### Records for the task
__________
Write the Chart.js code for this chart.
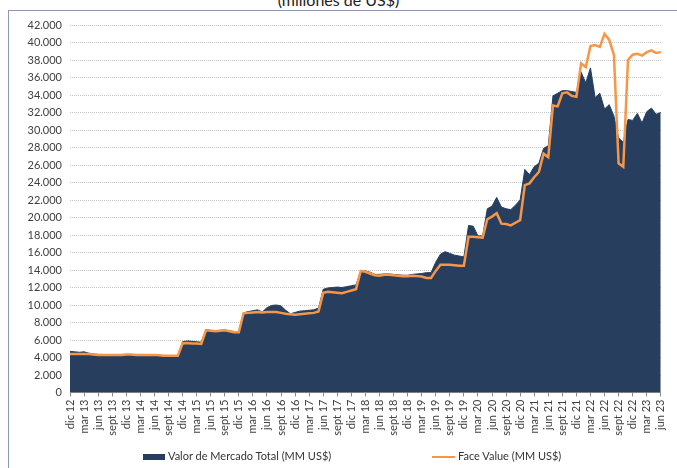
<!DOCTYPE html>
<html lang="es">
<head>
  <meta charset="UTF-8">
  <title>Valor de mercado y face value</title>
  <script src="https://cdn.jsdelivr.net/npm/chart.js"></script>
  <style>
    body { margin: 0; background: #fff; font-family: Lato, "Open Sans", sans-serif; }
    #wrap { position: relative; width: 677px; height: 468px; overflow: hidden; }
    #frame { position: absolute; left: 8px; top: 10px; width: 700px; height: 500px;
             border-left: 1px solid #8a9ab0; border-top: 1px solid #8a9ab0; }
    #title { position: absolute; left: 0; width: 677px; top: -8px; text-align: center;
             font-size: 16px; line-height: 16px; color: #222; }
    #chart { position: absolute; left: 0; top: 0; }
    .leg { position: absolute; top: 449px; font-size: 11px; color: #333; white-space: nowrap; }
    .leg .box { display: inline-block; width: 22px; height: 6px; background: #273e5f; vertical-align: middle; margin-right: 3px; }
    .leg .line { display: inline-block; width: 23px; height: 2px; background: #f79646; vertical-align: middle; margin-right: 3px; }
  </style>
</head>
<body>
<div id="wrap">
  <div id="frame"></div>
  <div id="title">(millones de US$)</div>
  <canvas id="chart" width="677" height="468"></canvas>
  <div class="leg" style="left:143px;"><span class="box"></span>Valor de Mercado Total (MM US$)</div>
  <div class="leg" style="left:432px;"><span class="line"></span>Face Value (MM US$)</div>
</div>

<script>
// meses (dic 12 - jun 23)
const monthNames = ["ene", "feb", "mar", "abr", "may", "jun", "jul", "ago", "sept", "oct", "nov", "dic"];
const labels = [];
for (let i = 0; i < 127; i++) {
  const m = (11 + i) % 12;
  const y = 12 + Math.floor((11 + i) / 12);
  labels.push(monthNames[m] + " " + y);
}

// Valor de Mercado Total (MM US$)
const market = [
  4700, 4650, 4600, 4650, 4500, 4400, 4350, 4350, 4300, 4350, 4300, 4350,
  4350, 4350, 4300, 4300, 4300, 4300, 4300, 4250, 4200, 4200, 4200, 4200,
  5800, 5900, 5850, 5800, 5750, 7200, 7100, 7050, 7100, 7150, 7050, 6950,
  6900, 9100, 9250, 9350, 9450, 9200, 9700, 9950, 10000, 9900, 9400, 9000,
  9150, 9300, 9350, 9400, 9450, 9650, 11800, 11950, 12000, 12050, 12000, 12100,
  12200, 12300, 13900, 13900, 13750, 13500, 13500, 13550, 13550, 13500, 13450, 13400,
  13400, 13500, 13550, 13600, 13700, 13700, 14900, 15800, 16100, 15900, 15700, 15600,
  15500, 19100, 19000, 17900, 17900, 21000, 21300, 22300, 21200, 21000, 20900, 21400,
  22000, 25500, 24900, 25800, 26200, 27900, 28200, 33900, 34200, 34500, 34500, 34400,
  34300, 36600, 35400, 37100, 33700, 34200, 32400, 32900, 31600, 29100, 28600, 31200,
  31100, 31900, 30800, 32100, 32500, 31800, 32000
];

// Face Value (MM US$)
const faceValue = [
  4400, 4400, 4400, 4400, 4400, 4350, 4300, 4300, 4300, 4300, 4300, 4300,
  4350, 4350, 4300, 4300, 4300, 4300, 4300, 4250, 4200, 4200, 4200, 4200,
  5600, 5650, 5600, 5600, 5550, 7100, 7050, 7000, 7050, 7100, 7000, 6900,
  6900, 9050, 9100, 9150, 9200, 9150, 9200, 9200, 9200, 9100, 9000, 8950,
  8900, 8950, 9000, 9050, 9100, 9250, 11400, 11500, 11450, 11400, 11350, 11500,
  11650, 11800, 13900, 13800, 13600, 13400, 13350, 13450, 13450, 13400, 13350, 13300,
  13300, 13350, 13300, 13250, 13100, 13100, 13900, 14600, 14600, 14600, 14550, 14500,
  14500, 17800, 17800, 17750, 17700, 19800, 20100, 20500, 19300, 19250, 19100, 19400,
  19700, 23700, 23900, 24600, 25200, 27300, 26900, 32800, 32700, 34200, 34300, 33900,
  33800, 37600, 37200, 39600, 39700, 39500, 41000, 40300, 38600, 26200, 25800, 38000,
  38600, 38700, 38500, 38900, 39100, 38800, 38900
];

const tickFont = { family: "Lato", size: 11 };

new Chart(document.getElementById("chart"), {
  type: "line",
  data: {
    labels: labels,
    datasets: [
      { label: "Valor de Mercado Total (MM US$)", data: market, order: 1,
        fill: "origin", backgroundColor: "#273e5f", borderColor: "#273e5f",
        borderWidth: 1, pointRadius: 0, tension: 0 },
      { label: "Face Value (MM US$)", data: faceValue, order: 0,
        fill: false, borderColor: "#f79646", borderWidth: 2.5,
        pointRadius: 0, tension: 0 }
    ]
  },
  options: {
    responsive: false,
    animation: false,
    layout: { padding: { top: 25, right: 7, left: 0, bottom: 0 } },
    plugins: { legend: { display: false }, tooltip: { enabled: false } },
    scales: {
      x: {
        offset: false,
        afterFit: s => { s.height = 75.5; },
        grid: { drawOnChartArea: false, drawTicks: true, tickLength: 4,
                color: c => c.index % 3 === 0 ? "#8a8a8a" : "rgba(0,0,0,0)" },
        border: { display: true, color: "#8a8a8a", width: 1 },
        ticks: {
          autoSkip: false, maxRotation: 90, minRotation: 90, padding: 3,
          color: "#404040", font: tickFont,
          callback: (v, i) => i % 3 === 0 ? labels[i] : ""
        }
      },
      y: {
        min: 0, max: 42000,
        afterFit: s => { s.width = 70; },
        grid: { color: "#c4c4c4", lineWidth: 1, drawTicks: false },
        border: { display: false, dash: [1, 1] },
        ticks: {
          stepSize: 2000, padding: 8, color: "#404040", font: tickFont,
          callback: v => v.toString().replace(/\B(?=(\d{3})+(?!\d))/g, ".")
        }
      }
    }
  }
});
</script>
</body>
</html>
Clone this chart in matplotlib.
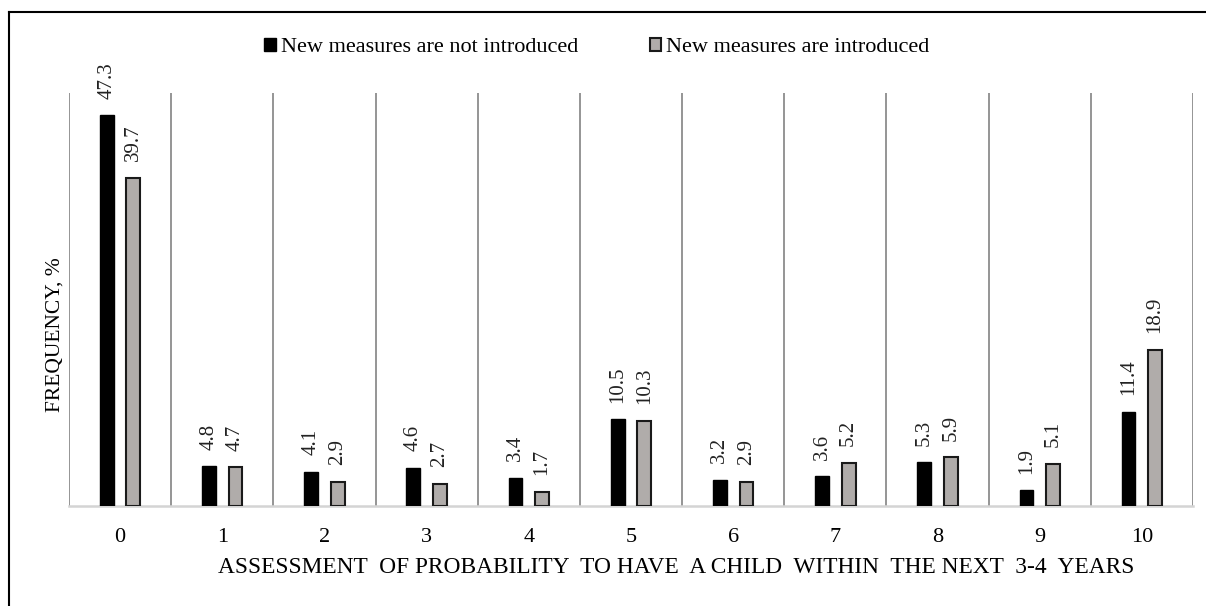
__________
### Stated goal
From the records above, pick out and copy each line holding the word "this".

### The answer
Write the Chart.js code for this chart.
Clone this chart in matplotlib.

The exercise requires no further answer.